The Theoretical and Social Meanings of Video Gaming "Addiction"

Thursday, 10 July 2025: 11:15
Location: FSE020 (Faculty of Education Sciences (FSE))
Oral Presentation
Benediktas GELŪNAS, Vytautas Magnus University, Lithuania
The last decade has seen an explosion in scientific and social attention to problematic video gaming, as signified by two new diagnostic formulations in the DSM-5 (2013) and ICD-11 (2019), as well as several thousand papers on the topic. It marks a wider trend in expanding the concept of addiction to encompass culturally encouraged and often expected behaviors, in contrast to the previously pathologized substance use or gambling practices, which carry more stigma and legal considerations.

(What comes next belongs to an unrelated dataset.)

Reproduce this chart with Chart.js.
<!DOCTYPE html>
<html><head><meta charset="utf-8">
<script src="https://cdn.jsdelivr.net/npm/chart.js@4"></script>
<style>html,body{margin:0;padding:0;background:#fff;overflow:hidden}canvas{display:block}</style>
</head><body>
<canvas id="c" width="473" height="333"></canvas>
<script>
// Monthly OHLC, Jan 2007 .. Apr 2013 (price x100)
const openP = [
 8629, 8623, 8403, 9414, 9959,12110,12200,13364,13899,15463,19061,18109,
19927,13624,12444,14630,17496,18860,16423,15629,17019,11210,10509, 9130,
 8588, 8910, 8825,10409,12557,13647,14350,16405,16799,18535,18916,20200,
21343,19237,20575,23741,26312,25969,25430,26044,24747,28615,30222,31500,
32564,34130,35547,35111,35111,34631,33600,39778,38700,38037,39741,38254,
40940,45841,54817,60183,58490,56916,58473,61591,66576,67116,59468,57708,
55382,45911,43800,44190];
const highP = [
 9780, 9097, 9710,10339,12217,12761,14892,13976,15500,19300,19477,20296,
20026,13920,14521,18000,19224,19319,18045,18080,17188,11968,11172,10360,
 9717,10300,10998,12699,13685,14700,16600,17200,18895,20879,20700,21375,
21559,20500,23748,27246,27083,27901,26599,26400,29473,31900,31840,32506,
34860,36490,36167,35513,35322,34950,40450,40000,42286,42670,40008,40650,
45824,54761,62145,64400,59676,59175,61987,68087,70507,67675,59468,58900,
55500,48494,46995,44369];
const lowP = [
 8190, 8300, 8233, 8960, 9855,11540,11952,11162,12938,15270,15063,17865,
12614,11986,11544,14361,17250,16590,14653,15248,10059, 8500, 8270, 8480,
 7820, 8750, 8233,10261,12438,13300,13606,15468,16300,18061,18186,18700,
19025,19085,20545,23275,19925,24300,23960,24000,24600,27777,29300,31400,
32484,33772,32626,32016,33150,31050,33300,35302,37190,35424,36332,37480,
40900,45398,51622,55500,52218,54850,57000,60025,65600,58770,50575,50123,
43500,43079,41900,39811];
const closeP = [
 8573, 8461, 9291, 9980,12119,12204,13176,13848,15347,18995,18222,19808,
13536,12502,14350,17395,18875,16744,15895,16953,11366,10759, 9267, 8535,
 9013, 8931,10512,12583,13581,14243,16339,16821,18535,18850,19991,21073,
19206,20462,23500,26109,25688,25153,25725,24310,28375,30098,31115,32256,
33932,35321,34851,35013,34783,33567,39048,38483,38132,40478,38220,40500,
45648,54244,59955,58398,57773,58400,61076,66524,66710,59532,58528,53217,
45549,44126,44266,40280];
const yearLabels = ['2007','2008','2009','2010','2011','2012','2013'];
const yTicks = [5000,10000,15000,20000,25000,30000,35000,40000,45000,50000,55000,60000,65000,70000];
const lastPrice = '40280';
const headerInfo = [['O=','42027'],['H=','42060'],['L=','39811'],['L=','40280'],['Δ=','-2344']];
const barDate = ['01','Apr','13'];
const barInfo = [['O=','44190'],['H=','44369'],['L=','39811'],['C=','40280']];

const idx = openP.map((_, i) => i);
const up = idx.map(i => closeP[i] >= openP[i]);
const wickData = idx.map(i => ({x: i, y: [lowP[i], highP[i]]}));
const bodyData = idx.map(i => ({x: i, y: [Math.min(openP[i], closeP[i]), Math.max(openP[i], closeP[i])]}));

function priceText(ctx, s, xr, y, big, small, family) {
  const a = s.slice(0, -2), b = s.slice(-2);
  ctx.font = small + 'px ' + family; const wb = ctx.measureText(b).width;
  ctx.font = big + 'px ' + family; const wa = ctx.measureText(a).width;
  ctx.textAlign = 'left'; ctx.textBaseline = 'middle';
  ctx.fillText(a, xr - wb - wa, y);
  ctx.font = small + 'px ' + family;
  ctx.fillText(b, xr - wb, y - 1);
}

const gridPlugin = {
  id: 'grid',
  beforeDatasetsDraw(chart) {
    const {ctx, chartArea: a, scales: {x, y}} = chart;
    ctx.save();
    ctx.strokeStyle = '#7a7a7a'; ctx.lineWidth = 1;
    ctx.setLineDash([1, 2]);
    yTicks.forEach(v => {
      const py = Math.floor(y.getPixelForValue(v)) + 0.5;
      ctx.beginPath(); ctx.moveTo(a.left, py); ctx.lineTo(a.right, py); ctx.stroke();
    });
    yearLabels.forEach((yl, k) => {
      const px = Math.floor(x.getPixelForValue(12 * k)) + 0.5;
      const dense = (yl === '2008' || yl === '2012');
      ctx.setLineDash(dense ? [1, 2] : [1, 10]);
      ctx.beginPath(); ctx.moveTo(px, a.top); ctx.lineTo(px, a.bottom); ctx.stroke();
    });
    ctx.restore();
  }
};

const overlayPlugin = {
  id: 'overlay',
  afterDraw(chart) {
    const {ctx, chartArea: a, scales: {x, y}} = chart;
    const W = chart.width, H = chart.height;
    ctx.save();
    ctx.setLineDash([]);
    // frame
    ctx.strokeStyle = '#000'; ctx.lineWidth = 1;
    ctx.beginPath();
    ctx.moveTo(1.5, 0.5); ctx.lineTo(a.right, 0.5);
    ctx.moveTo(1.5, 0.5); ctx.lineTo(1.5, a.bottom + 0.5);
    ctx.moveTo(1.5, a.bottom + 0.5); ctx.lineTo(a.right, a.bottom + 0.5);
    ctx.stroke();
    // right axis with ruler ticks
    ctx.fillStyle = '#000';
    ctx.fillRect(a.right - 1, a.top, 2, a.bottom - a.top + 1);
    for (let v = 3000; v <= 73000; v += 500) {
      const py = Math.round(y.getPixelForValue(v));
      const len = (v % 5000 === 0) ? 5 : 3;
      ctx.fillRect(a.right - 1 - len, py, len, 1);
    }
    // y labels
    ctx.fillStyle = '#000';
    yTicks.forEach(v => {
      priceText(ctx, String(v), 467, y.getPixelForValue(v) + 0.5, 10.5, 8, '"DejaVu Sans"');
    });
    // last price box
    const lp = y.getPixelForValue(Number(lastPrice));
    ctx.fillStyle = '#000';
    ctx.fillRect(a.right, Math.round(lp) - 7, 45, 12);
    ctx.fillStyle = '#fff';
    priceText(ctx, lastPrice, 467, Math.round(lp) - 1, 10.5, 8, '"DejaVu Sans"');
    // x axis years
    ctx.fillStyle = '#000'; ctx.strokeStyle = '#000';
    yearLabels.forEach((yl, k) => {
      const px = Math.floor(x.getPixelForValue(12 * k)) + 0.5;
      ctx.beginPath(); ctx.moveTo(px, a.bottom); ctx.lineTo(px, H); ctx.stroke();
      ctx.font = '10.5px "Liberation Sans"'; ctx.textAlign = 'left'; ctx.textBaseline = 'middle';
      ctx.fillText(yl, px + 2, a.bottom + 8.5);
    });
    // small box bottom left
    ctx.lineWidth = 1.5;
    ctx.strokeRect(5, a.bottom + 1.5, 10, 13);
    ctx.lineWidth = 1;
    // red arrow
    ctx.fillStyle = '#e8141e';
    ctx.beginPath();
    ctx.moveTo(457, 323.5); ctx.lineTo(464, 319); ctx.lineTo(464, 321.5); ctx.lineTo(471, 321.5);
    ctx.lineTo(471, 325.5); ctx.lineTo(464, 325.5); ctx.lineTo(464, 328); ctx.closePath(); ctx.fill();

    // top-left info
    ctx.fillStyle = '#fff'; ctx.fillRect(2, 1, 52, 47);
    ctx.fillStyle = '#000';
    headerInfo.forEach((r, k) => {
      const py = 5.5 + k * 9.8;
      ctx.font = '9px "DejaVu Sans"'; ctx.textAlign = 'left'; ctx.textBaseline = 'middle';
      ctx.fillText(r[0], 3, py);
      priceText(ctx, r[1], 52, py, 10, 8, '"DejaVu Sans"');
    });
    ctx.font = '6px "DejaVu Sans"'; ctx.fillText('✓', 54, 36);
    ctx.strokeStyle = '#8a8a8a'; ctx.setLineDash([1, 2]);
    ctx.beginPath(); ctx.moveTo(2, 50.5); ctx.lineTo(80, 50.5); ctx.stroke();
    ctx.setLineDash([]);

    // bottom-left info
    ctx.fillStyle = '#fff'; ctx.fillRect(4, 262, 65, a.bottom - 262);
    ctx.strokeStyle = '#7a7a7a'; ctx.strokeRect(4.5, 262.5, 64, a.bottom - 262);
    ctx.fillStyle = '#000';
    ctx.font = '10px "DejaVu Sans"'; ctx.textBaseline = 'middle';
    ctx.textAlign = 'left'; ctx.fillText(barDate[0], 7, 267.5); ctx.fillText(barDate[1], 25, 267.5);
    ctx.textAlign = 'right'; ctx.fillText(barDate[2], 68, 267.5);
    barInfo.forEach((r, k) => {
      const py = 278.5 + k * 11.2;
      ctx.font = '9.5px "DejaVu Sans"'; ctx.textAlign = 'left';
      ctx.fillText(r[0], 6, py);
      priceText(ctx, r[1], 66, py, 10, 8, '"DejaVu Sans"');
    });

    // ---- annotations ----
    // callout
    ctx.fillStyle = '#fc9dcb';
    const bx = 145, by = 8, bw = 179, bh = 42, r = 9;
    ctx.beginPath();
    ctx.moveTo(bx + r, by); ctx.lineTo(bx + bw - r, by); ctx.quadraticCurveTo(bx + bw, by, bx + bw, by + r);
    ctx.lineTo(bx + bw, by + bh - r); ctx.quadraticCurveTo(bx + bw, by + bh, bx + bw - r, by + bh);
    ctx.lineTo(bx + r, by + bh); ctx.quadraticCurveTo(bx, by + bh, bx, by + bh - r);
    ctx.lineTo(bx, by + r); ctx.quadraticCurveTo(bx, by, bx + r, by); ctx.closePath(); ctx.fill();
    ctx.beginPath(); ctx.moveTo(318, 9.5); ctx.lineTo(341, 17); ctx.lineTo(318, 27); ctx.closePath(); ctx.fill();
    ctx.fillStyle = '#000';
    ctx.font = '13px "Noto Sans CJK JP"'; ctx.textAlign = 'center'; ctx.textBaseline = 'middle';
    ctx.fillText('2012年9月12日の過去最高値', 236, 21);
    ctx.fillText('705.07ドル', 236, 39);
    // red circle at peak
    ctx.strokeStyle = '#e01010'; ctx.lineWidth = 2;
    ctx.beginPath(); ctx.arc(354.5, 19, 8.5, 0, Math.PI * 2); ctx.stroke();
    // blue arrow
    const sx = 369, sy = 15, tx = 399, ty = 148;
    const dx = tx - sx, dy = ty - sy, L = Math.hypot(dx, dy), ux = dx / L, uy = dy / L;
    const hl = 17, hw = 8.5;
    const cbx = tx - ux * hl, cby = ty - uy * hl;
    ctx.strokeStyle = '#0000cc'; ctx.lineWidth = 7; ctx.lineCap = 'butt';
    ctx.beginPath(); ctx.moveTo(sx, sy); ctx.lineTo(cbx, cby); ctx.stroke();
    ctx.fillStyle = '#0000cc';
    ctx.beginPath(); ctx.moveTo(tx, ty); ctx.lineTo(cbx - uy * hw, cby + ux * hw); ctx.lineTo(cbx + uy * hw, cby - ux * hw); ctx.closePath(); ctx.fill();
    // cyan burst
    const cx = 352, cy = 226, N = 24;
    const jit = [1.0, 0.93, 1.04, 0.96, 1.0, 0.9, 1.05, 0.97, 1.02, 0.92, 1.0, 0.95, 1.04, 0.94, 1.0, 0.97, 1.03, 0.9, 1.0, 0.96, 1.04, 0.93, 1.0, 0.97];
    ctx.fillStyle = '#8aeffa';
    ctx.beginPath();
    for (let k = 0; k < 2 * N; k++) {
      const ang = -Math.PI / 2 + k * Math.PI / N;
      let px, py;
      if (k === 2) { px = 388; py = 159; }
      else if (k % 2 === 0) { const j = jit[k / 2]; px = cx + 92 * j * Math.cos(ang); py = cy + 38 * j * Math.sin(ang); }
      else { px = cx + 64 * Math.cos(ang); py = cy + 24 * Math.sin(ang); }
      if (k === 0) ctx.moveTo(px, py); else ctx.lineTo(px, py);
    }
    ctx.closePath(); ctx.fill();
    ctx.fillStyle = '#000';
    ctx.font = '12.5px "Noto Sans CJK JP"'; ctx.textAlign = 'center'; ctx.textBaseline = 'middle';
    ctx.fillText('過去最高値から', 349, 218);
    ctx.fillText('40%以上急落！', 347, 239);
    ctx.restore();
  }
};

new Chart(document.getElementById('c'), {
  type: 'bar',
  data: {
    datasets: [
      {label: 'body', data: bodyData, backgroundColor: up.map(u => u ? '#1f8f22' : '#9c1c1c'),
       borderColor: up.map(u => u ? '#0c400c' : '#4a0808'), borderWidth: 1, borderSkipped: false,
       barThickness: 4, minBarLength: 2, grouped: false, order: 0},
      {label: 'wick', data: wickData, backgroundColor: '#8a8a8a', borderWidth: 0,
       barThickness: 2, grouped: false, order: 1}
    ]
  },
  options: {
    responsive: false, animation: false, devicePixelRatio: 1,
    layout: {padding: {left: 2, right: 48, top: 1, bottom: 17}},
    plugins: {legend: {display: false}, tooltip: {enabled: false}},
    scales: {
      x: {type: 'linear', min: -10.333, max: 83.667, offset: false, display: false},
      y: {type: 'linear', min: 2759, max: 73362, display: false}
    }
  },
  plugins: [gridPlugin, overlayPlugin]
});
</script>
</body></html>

While there is ample evidence that problematic video gaming does cause significant suffering and that there is a need for a social response to it, the route of pathologization represents a very particular angle of approaching a complex biopsychosocial phenomenon that is unique to the current century and expresses influences of technological, cultural, and economic change. Supporters of this approach understandably argue that it comes from an urgent need to provide help, conduct research, and form policy. On the other hand, the approach stretches the very notion of what addiction and mental health is, expanding it into new territories where alternative and broader paradigms seem to be needed for both conceptualization and action but are lacking.
The presentation will 1) overview the last decade of research and debates on problematic gaming, including personal research; 2) highlight the uses and tensions that the pathologization of the new cultural phenomenon represents; and 3) discuss the role of sociology in forming a theoretical and policy approach that could address the tensions.